In a research report issued yesterday, the broker suggested that, on a base case, Kingspan's share price should be trading at somewhere between €7.44 and €8.44.
Calculated on a "blue-sky" scenario where the group's earnings improve at a better-than-expected rate, Davy reckoned the shares could be worth as much as €11.76. It has set a price target at a midpoint between the band, at €9.60.
Davy noted that Kingspan's earnings before interest and tax fell 70pc from a 2007 peak of €241m to just €67m in 2009, while operating margins collapsed in the same period from 12.7pc to 5.6pc and revenue tumbled 40pc to €1.8bn to roughly €1.1bn in the same period.
Revenue was almost €1.2bn in 2010, when Kingspan reported its first lift in turnover and operating profit in three years. Much of that revenue increase was due to the euro weakness, however.

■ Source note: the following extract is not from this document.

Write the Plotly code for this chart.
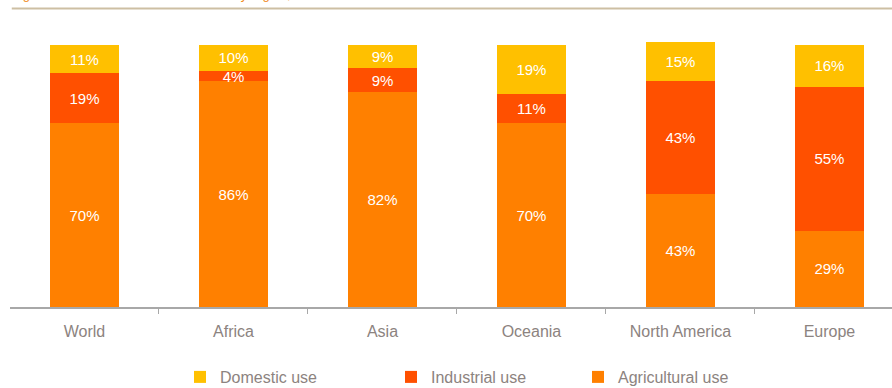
import plotly.graph_objects as go

# Share of water withdrawals by sector for each region (%)
regions = ["World", "Africa", "Asia", "Oceania", "North America", "Europe"]
agricultural = [70, 86, 82, 70, 43, 29]
industrial = [19, 4, 9, 11, 43, 55]
domestic = [11, 10, 9, 19, 15, 16]

series = [
    ("Agricultural use", agricultural, "#FF8000", "legend3"),
    ("Industrial use", industrial, "#FF5000", "legend2"),
    ("Domestic use", domestic, "#FFC000", "legend"),
]

positions = list(range(len(regions)))
font_family = "Liberation Sans, Arial"

fig = go.Figure()
for name, values, color, leg in series:
    fig.add_trace(go.Bar(
        x=positions,
        y=values,
        name=name,
        marker=dict(color=color, line=dict(width=0)),
        text=[f"{v}%" for v in values],
        textposition="inside",
        insidetextanchor="middle",
        textfont=dict(color="white", size=15, family=font_family),
        legend=leg,
        showlegend=True,
        hoverinfo="skip",
    ))

label_color = "#8C8380"
W, H = 892, 388
legend_common = dict(
    visible=True,
    orientation="h",
    xref="container",
    yref="container",
    yanchor="middle",
    y=1 - 377 / H,
    xanchor="left",
    font=dict(size=16, color=label_color, family=font_family),
    bgcolor="rgba(0,0,0,0)",
    itemwidth=30,
)

fig.update_layout(
    width=W,
    height=H,
    barmode="stack",
    bargap=0.537,
    showlegend=True,
    plot_bgcolor="white",
    paper_bgcolor="white",
    margin=dict(l=10, r=0, t=42.4, b=81, autoexpand=False),
    uniformtext=dict(minsize=15, mode="show"),
    font=dict(family=font_family, color=label_color),
    legend=dict(legend_common, x=180 / W),
    legend2=dict(legend_common, x=391 / W),
    legend3=dict(legend_common, x=578 / W),
    xaxis=dict(
        range=[-0.5, 5.42],
        tickmode="array",
        tickvals=positions,
        ticktext=regions,
        ticks="",
        ticklabelstandoff=9,
        tickfont=dict(size=16, color=label_color),
        showgrid=False,
        zeroline=False,
        showline=True,
        linecolor="#A8A8A8",
        linewidth=1.5,
        minor=dict(
            tickmode="array",
            tickvals=[p + 0.5 for p in positions[:-1]],
            ticks="outside",
            ticklen=5,
            tickcolor="#A8A8A8",
            tickwidth=1,
            showgrid=False,
        ),
        fixedrange=True,
    ),
    yaxis=dict(
        range=[0, 101],
        visible=False,
        showgrid=False,
        zeroline=False,
        fixedrange=True,
    ),
    shapes=[
        dict(
            type="line", xref="paper", yref="paper",
            x0=0.002, x1=1.0, y0=(307 - 9) / 264.6, y1=(307 - 9) / 264.6,
            line=dict(color="#CDBFA3", width=2),
        )
    ],
    annotations=[
        dict(
            text="Figure 3: Total freshwater withdrawals by region, %",
            xref="paper", yref="paper",
            x=0.0, y=(307 - 4) / 264.6,
            xanchor="left", yanchor="bottom",
            showarrow=False,
            font=dict(size=13, color="#F08A1C", family=font_family),
        )
    ],
)

fig.write_html("out.html")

"While Kingspan enjoyed considerable success, particularly between 2003 and 2007, the group was heavily exposed to what could be termed the 'shed', or industrial, market in the UK.
"Its strong performance was also helped to a significant extent by an unsustainable boom in Irish construction," noted Davy analysts.
"The group today has a broader spread of products, its geographic footprint has expanded, and it is therefore much less dependent on the UK and Ireland."
The UK still accounted for 43pc of Kingspan's business last year. Kingspan is very active in the retail sector, with clients such as Tesco and Lidl.
Last year, Kingspan acquired the European insulation business of Irish firm CRH for €120m.
Davy believes the former CRH assets are poised to deliver "a much more significant contribution" to Kingspan's profits after accounting for "very little input" in the current year and a trading profit of €12m next year.
Shares in Kingspan closed up 1.1pc, or 8 cent, at €7 yesterday.